» STATED PROBLEM
For the copy, please give all of the data again exactly and leave the pictures out.

» RAW DATA
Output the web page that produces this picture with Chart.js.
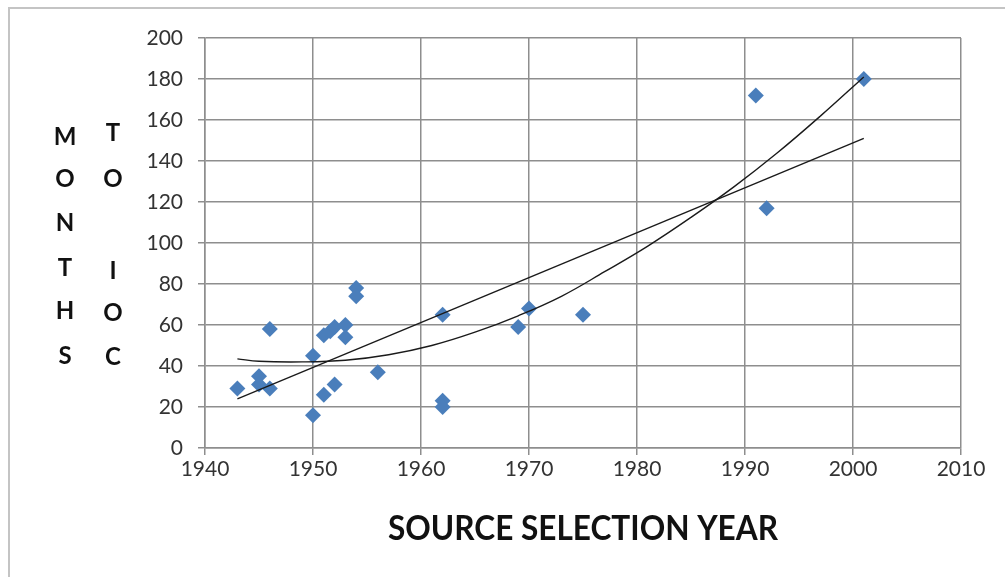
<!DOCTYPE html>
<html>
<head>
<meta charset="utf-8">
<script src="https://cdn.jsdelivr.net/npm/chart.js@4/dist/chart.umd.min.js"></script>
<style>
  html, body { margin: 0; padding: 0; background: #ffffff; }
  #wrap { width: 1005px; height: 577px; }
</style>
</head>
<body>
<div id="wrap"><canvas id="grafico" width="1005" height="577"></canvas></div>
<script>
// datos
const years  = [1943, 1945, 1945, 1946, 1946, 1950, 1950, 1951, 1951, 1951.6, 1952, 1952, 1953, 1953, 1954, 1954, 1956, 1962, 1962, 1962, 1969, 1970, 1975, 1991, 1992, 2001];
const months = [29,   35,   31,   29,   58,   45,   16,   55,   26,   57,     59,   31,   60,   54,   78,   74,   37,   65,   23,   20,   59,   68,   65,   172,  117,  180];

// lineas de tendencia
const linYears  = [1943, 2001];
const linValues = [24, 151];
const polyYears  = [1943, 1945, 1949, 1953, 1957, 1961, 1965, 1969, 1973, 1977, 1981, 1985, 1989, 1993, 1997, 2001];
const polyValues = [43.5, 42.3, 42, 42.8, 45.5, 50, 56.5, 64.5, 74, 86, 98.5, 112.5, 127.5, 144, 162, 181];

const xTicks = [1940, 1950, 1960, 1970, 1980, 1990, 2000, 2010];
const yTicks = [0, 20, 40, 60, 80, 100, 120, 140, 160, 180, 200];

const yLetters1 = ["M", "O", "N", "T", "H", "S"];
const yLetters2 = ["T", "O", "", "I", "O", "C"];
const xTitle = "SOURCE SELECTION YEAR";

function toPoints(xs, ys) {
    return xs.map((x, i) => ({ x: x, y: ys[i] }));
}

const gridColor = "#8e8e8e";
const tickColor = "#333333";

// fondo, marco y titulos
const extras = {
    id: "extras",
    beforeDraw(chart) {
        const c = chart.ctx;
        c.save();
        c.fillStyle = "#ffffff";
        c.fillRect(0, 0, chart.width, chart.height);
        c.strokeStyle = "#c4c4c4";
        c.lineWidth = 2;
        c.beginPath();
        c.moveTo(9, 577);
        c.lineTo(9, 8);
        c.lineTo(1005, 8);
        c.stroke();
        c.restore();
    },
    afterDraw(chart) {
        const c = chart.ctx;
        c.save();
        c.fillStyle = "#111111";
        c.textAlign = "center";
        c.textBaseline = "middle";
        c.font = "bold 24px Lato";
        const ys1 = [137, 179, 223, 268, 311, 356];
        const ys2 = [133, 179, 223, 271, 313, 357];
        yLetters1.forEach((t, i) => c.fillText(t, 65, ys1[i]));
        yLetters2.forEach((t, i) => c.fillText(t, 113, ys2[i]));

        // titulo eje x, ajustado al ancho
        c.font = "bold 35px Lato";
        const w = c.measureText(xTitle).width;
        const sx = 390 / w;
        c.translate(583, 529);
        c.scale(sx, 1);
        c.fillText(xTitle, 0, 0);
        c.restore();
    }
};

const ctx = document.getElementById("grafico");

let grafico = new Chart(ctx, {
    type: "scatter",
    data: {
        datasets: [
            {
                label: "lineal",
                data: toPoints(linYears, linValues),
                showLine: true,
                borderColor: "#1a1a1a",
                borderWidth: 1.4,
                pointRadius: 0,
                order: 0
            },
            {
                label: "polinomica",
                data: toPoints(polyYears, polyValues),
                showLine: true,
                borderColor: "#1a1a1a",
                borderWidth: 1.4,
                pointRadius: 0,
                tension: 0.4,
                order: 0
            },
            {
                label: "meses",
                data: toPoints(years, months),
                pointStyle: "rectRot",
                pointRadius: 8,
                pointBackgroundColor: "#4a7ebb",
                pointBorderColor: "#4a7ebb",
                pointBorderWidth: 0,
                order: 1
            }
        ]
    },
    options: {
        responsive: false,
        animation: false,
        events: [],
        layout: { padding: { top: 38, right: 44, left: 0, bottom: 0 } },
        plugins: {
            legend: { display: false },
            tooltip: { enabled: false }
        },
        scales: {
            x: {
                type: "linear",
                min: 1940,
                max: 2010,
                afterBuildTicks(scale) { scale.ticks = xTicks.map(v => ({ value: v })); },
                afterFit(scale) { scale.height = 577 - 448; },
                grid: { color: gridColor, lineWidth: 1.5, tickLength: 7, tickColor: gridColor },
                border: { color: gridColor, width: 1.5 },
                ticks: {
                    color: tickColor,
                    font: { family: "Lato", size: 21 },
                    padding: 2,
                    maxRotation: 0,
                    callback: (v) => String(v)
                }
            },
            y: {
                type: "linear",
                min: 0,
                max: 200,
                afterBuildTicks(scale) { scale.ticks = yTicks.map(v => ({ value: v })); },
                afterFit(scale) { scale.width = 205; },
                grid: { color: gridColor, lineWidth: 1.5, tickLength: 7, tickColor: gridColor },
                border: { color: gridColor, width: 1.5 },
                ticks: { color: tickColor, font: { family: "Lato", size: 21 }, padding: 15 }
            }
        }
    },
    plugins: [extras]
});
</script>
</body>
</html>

» SOLUTION TO THIS EXERCISE
Output the web page that produces this picture with Chart.js.
<!DOCTYPE html>
<html>
<head>
<meta charset="utf-8">
<script src="https://cdn.jsdelivr.net/npm/chart.js@4/dist/chart.umd.min.js"></script>
<style>
  html, body { margin: 0; padding: 0; background: #ffffff; }
  #wrap { width: 1005px; height: 577px; }
</style>
</head>
<body>
<div id="wrap"><canvas id="grafico" width="1005" height="577"></canvas></div>
<script>
// datos
const years  = [1943, 1945, 1945, 1946, 1946, 1950, 1950, 1951, 1951, 1951.6, 1952, 1952, 1953, 1953, 1954, 1954, 1956, 1962, 1962, 1962, 1969, 1970, 1975, 1991, 1992, 2001];
const months = [29,   35,   31,   29,   58,   45,   16,   55,   26,   57,     59,   31,   60,   54,   78,   74,   37,   65,   23,   20,   59,   68,   65,   172,  117,  180];

// lineas de tendencia
const linYears  = [1943, 2001];
const linValues = [24, 151];
const polyYears  = [1943, 1945, 1949, 1953, 1957, 1961, 1965, 1969, 1973, 1977, 1981, 1985, 1989, 1993, 1997, 2001];
const polyValues = [43.5, 42.3, 42, 42.8, 45.5, 50, 56.5, 64.5, 74, 86, 98.5, 112.5, 127.5, 144, 162, 181];

const xTicks = [1940, 1950, 1960, 1970, 1980, 1990, 2000, 2010];
const yTicks = [0, 20, 40, 60, 80, 100, 120, 140, 160, 180, 200];

const yLetters1 = ["M", "O", "N", "T", "H", "S"];
const yLetters2 = ["T", "O", "", "I", "O", "C"];
const xTitle = "SOURCE SELECTION YEAR";

function toPoints(xs, ys) {
    return xs.map((x, i) => ({ x: x, y: ys[i] }));
}

const gridColor = "#8e8e8e";
const tickColor = "#333333";

// fondo, marco y titulos
const extras = {
    id: "extras",
    beforeDraw(chart) {
        const c = chart.ctx;
        c.save();
        c.fillStyle = "#ffffff";
        c.fillRect(0, 0, chart.width, chart.height);
        c.strokeStyle = "#c4c4c4";
        c.lineWidth = 2;
        c.beginPath();
        c.moveTo(9, 577);
        c.lineTo(9, 8);
        c.lineTo(1005, 8);
        c.stroke();
        c.restore();
    },
    afterDraw(chart) {
        const c = chart.ctx;
        c.save();
        c.fillStyle = "#111111";
        c.textAlign = "center";
        c.textBaseline = "middle";
        c.font = "bold 24px Lato";
        const ys1 = [137, 179, 223, 268, 311, 356];
        const ys2 = [133, 179, 223, 271, 313, 357];
        yLetters1.forEach((t, i) => c.fillText(t, 65, ys1[i]));
        yLetters2.forEach((t, i) => c.fillText(t, 113, ys2[i]));

        // titulo eje x, ajustado al ancho
        c.font = "bold 35px Lato";
        const w = c.measureText(xTitle).width;
        const sx = 390 / w;
        c.translate(583, 529);
        c.scale(sx, 1);
        c.fillText(xTitle, 0, 0);
        c.restore();
    }
};

const ctx = document.getElementById("grafico");

let grafico = new Chart(ctx, {
    type: "scatter",
    data: {
        datasets: [
            {
                label: "lineal",
                data: toPoints(linYears, linValues),
                showLine: true,
                borderColor: "#1a1a1a",
                borderWidth: 1.4,
                pointRadius: 0,
                order: 0
            },
            {
                label: "polinomica",
                data: toPoints(polyYears, polyValues),
                showLine: true,
                borderColor: "#1a1a1a",
                borderWidth: 1.4,
                pointRadius: 0,
                tension: 0.4,
                order: 0
            },
            {
                label: "meses",
                data: toPoints(years, months),
                pointStyle: "rectRot",
                pointRadius: 8,
                pointBackgroundColor: "#4a7ebb",
                pointBorderColor: "#4a7ebb",
                pointBorderWidth: 0,
                order: 1
            }
        ]
    },
    options: {
        responsive: false,
        animation: false,
        events: [],
        layout: { padding: { top: 38, right: 44, left: 0, bottom: 0 } },
        plugins: {
            legend: { display: false },
            tooltip: { enabled: false }
        },
        scales: {
            x: {
                type: "linear",
                min: 1940,
                max: 2010,
                afterBuildTicks(scale) { scale.ticks = xTicks.map(v => ({ value: v })); },
                afterFit(scale) { scale.height = 577 - 448; },
                grid: { color: gridColor, lineWidth: 1.5, tickLength: 7, tickColor: gridColor },
                border: { color: gridColor, width: 1.5 },
                ticks: {
                    color: tickColor,
                    font: { family: "Lato", size: 21 },
                    padding: 2,
                    maxRotation: 0,
                    callback: (v) => String(v)
                }
            },
            y: {
                type: "linear",
                min: 0,
                max: 200,
                afterBuildTicks(scale) { scale.ticks = yTicks.map(v => ({ value: v })); },
                afterFit(scale) { scale.width = 205; },
                grid: { color: gridColor, lineWidth: 1.5, tickLength: 7, tickColor: gridColor },
                border: { color: gridColor, width: 1.5 },
                ticks: { color: tickColor, font: { family: "Lato", size: 21 }, padding: 15 }
            }
        }
    },
    plugins: [extras]
});
</script>
</body>
</html>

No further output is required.